Sarma has repeatedly claimed that the state government was committed to ensuring an “infiltration-free” Assam, claiming that about 35 to 40 “illegal” immigrants were being “pushed back” every week, PTI reported.

The development on Sunday came days after the administration in Nagaon ordered 15 declared foreigners to leave the state within 24 hours on December 17, claiming that their presence was “detrimental to the interest of the general public” and “internal security of the state”.

The orders were issued by District Commissioner Devasish Sharma under the 1950 Immigrants Expulsion from Assam Act.

The Act grants power to district commissioners and senior superintendents of police to expel “illegal migrants” from the state by bypassing the foreigners tribunals.

In November, similar orders were issued against five persons in the state’s Sonitpur district.

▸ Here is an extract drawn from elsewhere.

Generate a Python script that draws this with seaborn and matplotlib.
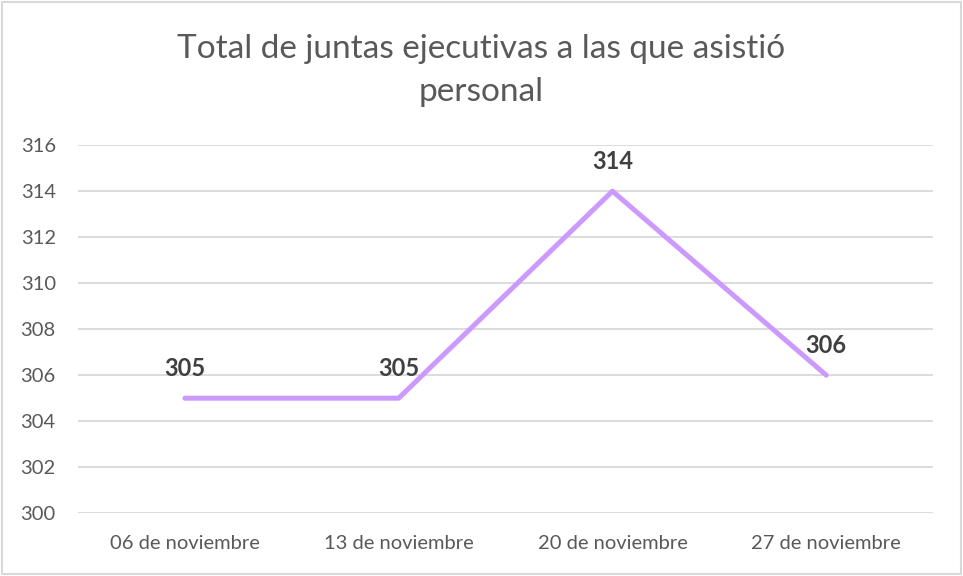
import matplotlib
matplotlib.use("Agg")
import matplotlib.pyplot as plt
import seaborn as sns
import pandas as pd

# data
fechas = ["06 de noviembre", "13 de noviembre", "20 de noviembre", "27 de noviembre"]
asistencias = [305, 305, 314, 306]
y_ticks = [300, 302, 304, 306, 308, 310, 312, 314, 316]

df = pd.DataFrame({"fecha": fechas, "total": asistencias})

sns.set_theme(style="white")
plt.rcParams["font.family"] = ["Lato", "DejaVu Sans"]

fig = plt.figure(figsize=(9.63, 5.76), dpi=100)
ax = fig.add_axes([0.081, 0.109, 0.888, 0.639])

sns.lineplot(data=df, x="fecha", y="total", ax=ax, color="#CC99FF",
             linewidth=3.6, sort=False)

for i, v in enumerate(asistencias):
    ax.annotate(str(v), (i, v), xytext=(0, 13), textcoords="offset points",
                ha="center", va="bottom", fontsize=17, fontweight="bold",
                color="#404040")

ax.set_xlim(-0.5, len(fechas) - 0.5)
ax.set_ylim(300, 316)
ax.set_yticks(y_ticks)
ax.set_xlabel("")
ax.set_ylabel("")
ax.grid(axis="y", color="#D9D9D9", linewidth=1.3)
ax.set_axisbelow(True)
for s in ax.spines.values():
    s.set_visible(False)
ax.tick_params(axis="y", length=0, labelsize=14.5, colors="#595959", pad=16)
ax.tick_params(axis="x", length=0, labelsize=14.5, colors="#595959", pad=16)

fig.text(0.5, 0.878, "Total de juntas ejecutivas a las que asistió\npersonal",
         ha="center", va="center", fontsize=24, color="#595959",
         linespacing=1.55)

# light border around the chart area
fig.patches.append(plt.Rectangle((0.002, 0.003), 0.996, 0.994,
                                 transform=fig.transFigure, fill=False,
                                 edgecolor="#D9D9D9", linewidth=1.5))

fig.savefig("out.png", dpi=100)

In September, the Assam Cabinet approved the framing of a standard operating procedure under the Act. Earlier, cases pertaining to undocumented migrants were handled by foreigners tribunals.

Sarma had said at the time that the standard operating procedure to use the 1950 Act had been approved, which would, to a large extent, “nullify” the role of the foreigners tribunals.

Foreigners tribunals in Assam are quasi-judicial bodies that adjudicate on matters of citizenship. However, the tribunals have been accused of arbitrariness and bias, and of declaring people foreigners on the basis of minor spelling mistakes, a lack of documents or lapses in memory.

As per the standard operating procedure, if a district commissioner receives information from the police or other sources that a person is suspected to be an “illegal immigrant”, the official will direct the person to produce evidence of his citizenship within 10 days, Sarma had at the time.

If the district commissioner finds that the evidence submitted is not satisfactory, he can pass an expulsion order by invoking the 1950 Act, ordering the removal of the undocumented immigrant from Assam “by giving 24 hours’ time and by the route so specified”.

In June, Sarma informed the Assembly that the state government was planning to invoke the 1950 law to “push back” more suspected foreigners.

The chief minister had claimed that the expulsion of declared foreigners was justified in the legal framework provided by the Immigrants Expulsion from Assam Act.